CONTRIBUTION
Quelle est la frontière entre le lobbying et la rétro-commission ? Qu’est-ce qui différencie la rétro-commission de la commission ? Et si Gadio était victime du complexe de suprématie américaine indiscutable dans le domaine des affaires ? Y a-t-il moralement quelque chose à reprocher à la démarche de Gadio s’il a un cabinet qui fait dans le lobbying, comme il en compte des milliers dans le monde ? Dans quelle mesure, la facilitation que Gadio a opérée au profit d’une entreprise chinoise, est-elle préjudiciable à la concurrence et à la compétitivité des entreprises américaines ? Ces questions banales qui devraient tarauder l’esprit de nos compatriotes, ont laissé la place à des sentences condamnant définitivement un compatriote dont l’engagement pour le Sénégal et pour l’Afrique est exemplaire et presque passionnel. La presse a apparemment confondu inculpation et culpabilité, faisant fi du principe sacro-saint de la présomption d’innocence. Les titres à la «Une» de la presse écrite et de celle en ligne sont non seulement catégoriques, mais parfois trop avilissants au regard de l’état actuel de la procédure. Ce qui est étrange, c’est que cette même presse avait traité l’affaire Lamine Diack avec plus de clémence et de circonspection alors qu’elle est plus manifeste et plus grave que celle de Gadio.
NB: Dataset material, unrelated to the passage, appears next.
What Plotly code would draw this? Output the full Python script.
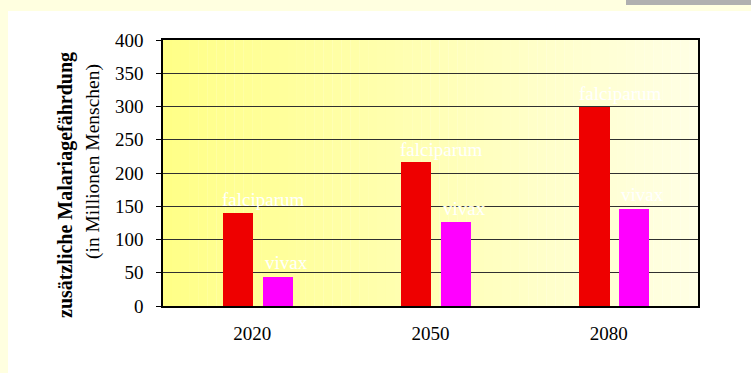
import plotly.graph_objects as go

years = ["2020", "2050", "2080"]
falciparum = [140, 216, 300]
vivax = [44, 126, 146]
series_names = ["falciparum", "vivax"]
y_ticks = [0, 50, 100, 150, 200, 250, 300, 350, 400]

W, H = 751, 373
L, R, T, B = 163, 698, 40, 306  # plot area pixels
pw, ph = R - L, B - T

def px(x):
    return (x - L) / pw

def py(y):
    return (B - y) / ph

xs = list(range(len(years)))
bw = 0.17
FONT = "Liberation Serif"

fig = go.Figure()
fig.add_bar(x=xs, y=falciparum, width=bw, offset=-0.165, marker=dict(color="#EE0000", line=dict(width=0)),
            name=series_names[0])
fig.add_bar(x=xs, y=vivax, width=bw, offset=0.058, marker=dict(color="#FF00FF", line=dict(width=0)),
            name=series_names[1])

shapes = []
shapes.append(dict(type="rect", xref="paper", yref="paper", x0=px(8), x1=px(760), y0=py(380), y1=py(11),
                   fillcolor="white", line=dict(width=0), layer="below"))
shapes.append(dict(type="rect", xref="paper", yref="paper", x0=px(626), x1=px(760), y0=py(5), y1=py(-5),
                   fillcolor="#B0B0B0", line=dict(width=0), layer="below"))
n = 60
c0 = (255, 255, 135)
c1 = (255, 255, 228)
for i in range(n):
    t = i / (n - 1)
    col = tuple(int(round(c0[k] + (c1[k] - c0[k]) * t)) for k in range(3))
    shapes.append(dict(type="rect", xref="x", yref="y",
                       x0=-0.5 + 3.0 * i / n, x1=-0.5 + 3.0 * (i + 1) / n + 0.001,
                       y0=0, y1=400, fillcolor="rgb(%d,%d,%d)" % col, line=dict(width=0), layer="below"))

annotations = []
for i in range(len(years)):
    annotations.append(dict(x=xs[i] - 0.18, y=falciparum[i], xref="x", yref="y", text=series_names[0],
                            showarrow=False, xanchor="left", yanchor="middle", yshift=13,
                            font=dict(family=FONT, size=19, color="white")))
    annotations.append(dict(x=xs[i] + 0.058, y=vivax[i], xref="x", yref="y", text=series_names[1],
                            showarrow=False, xanchor="left", yanchor="middle", yshift=14,
                            font=dict(family=FONT, size=19, color="white")))

annotations.append(dict(x=px(65), y=py(185), xref="paper", yref="paper", text="<b>zusätzliche Malariagefährdung</b>",
                        showarrow=False, textangle=-90, xanchor="center", yanchor="middle",
                        font=dict(family=FONT, size=20, color="black")))
annotations.append(dict(x=px(93), y=py(162), xref="paper", yref="paper", text="(in Millionen Menschen)",
                        showarrow=False, textangle=-90, xanchor="center", yanchor="middle",
                        font=dict(family=FONT, size=19.5, color="black")))

fig.update_layout(
    width=W, height=H,
    margin=dict(l=L, r=W - R, t=T, b=H - B, pad=0),
    paper_bgcolor="#FFFFE0",
    plot_bgcolor="rgba(0,0,0,0)",
    showlegend=False,
    bargap=0,
    shapes=shapes,
    annotations=annotations,
    font=dict(family=FONT, size=19, color="black"),
    xaxis=dict(range=[-0.5, 2.5], tickvals=xs, ticktext=years, showgrid=False, zeroline=False,
               showline=True, linecolor="black", linewidth=1.5, mirror=True, ticks="",
               ticklabelstandoff=9, tickfont=dict(family=FONT, size=19, color="black"), fixedrange=True),
    yaxis=dict(range=[0, 400], tickvals=y_ticks, showgrid=True, gridcolor="#303030", gridwidth=1.2,
               zeroline=False, showline=True, linecolor="black", linewidth=1.5, mirror=True,
               ticks="outside", ticklen=5, tickcolor="black", tickwidth=1.2, ticklabelstandoff=9,
               tickfont=dict(family=FONT, size=19, color="black"), fixedrange=True),
)

fig.write_html("out.html")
En plus d’être très indulgente envers Lamine Diack, cette presse sentencieuse (une certaine presse) avait, dans un élan soi-disant patriotique, explicitement lancé un mot d’ordre de solidarité de tous les Sénégalais autour de Diack. Pourquoi ce traitement de faveur ? Y a-t-il des Sénégalais dont la culpabilité est plus normale que celle des autres ? Quelle est la légitimité de la justice américaine à poursuivre Gadio dans cette affaire ? Il faudrait d’abord édifier les Sénégalais sur ce dogme au lieu de s’empresser de condamner un simple prévenu. N’est-il pas prématuré de parler de corruption dans cette affaire ? Le bon sens aurait voulu qu’on postule la bonne foi du mis en cause dans cette affaire, car rien ne prouve que, dans sa conscience, il ait quelque chose à se reprocher. Autre culture, autres mœurs dit-on, et on peut également estimer, au regard de sa trajectoire, que Gadio soit davantage victime de sa crédulité que d’une quelconque cupidité financière. Pourquoi cette presse n’irait-elle pas fouiller dans les actions d’une banque étrangère qui a fait preuve de grande libéralité envers une structure dirigée par une certaine Première Dame ? Comment expliquer le mutisme de cette même presse sur les marchés de gré-à-gré à propos des grands chantiers de l’Etat ?
C’est évident que le parti-pris de la presse pour Diack n’était pas dicté par une simple question de patriotisme. Tout cela illustre l’extrême perversion qui guette le monde de la presse et les procédés non déontologiques qui y ont parfois cours, du moins dans une de ses composantes. Tout porte à croire qu’on est passé d’une presse comme instrument de la démocratie à une presse de clan : c’est-à-dire une presse dont la fonction est de protéger les amis et de lyncher les adversaires du prince.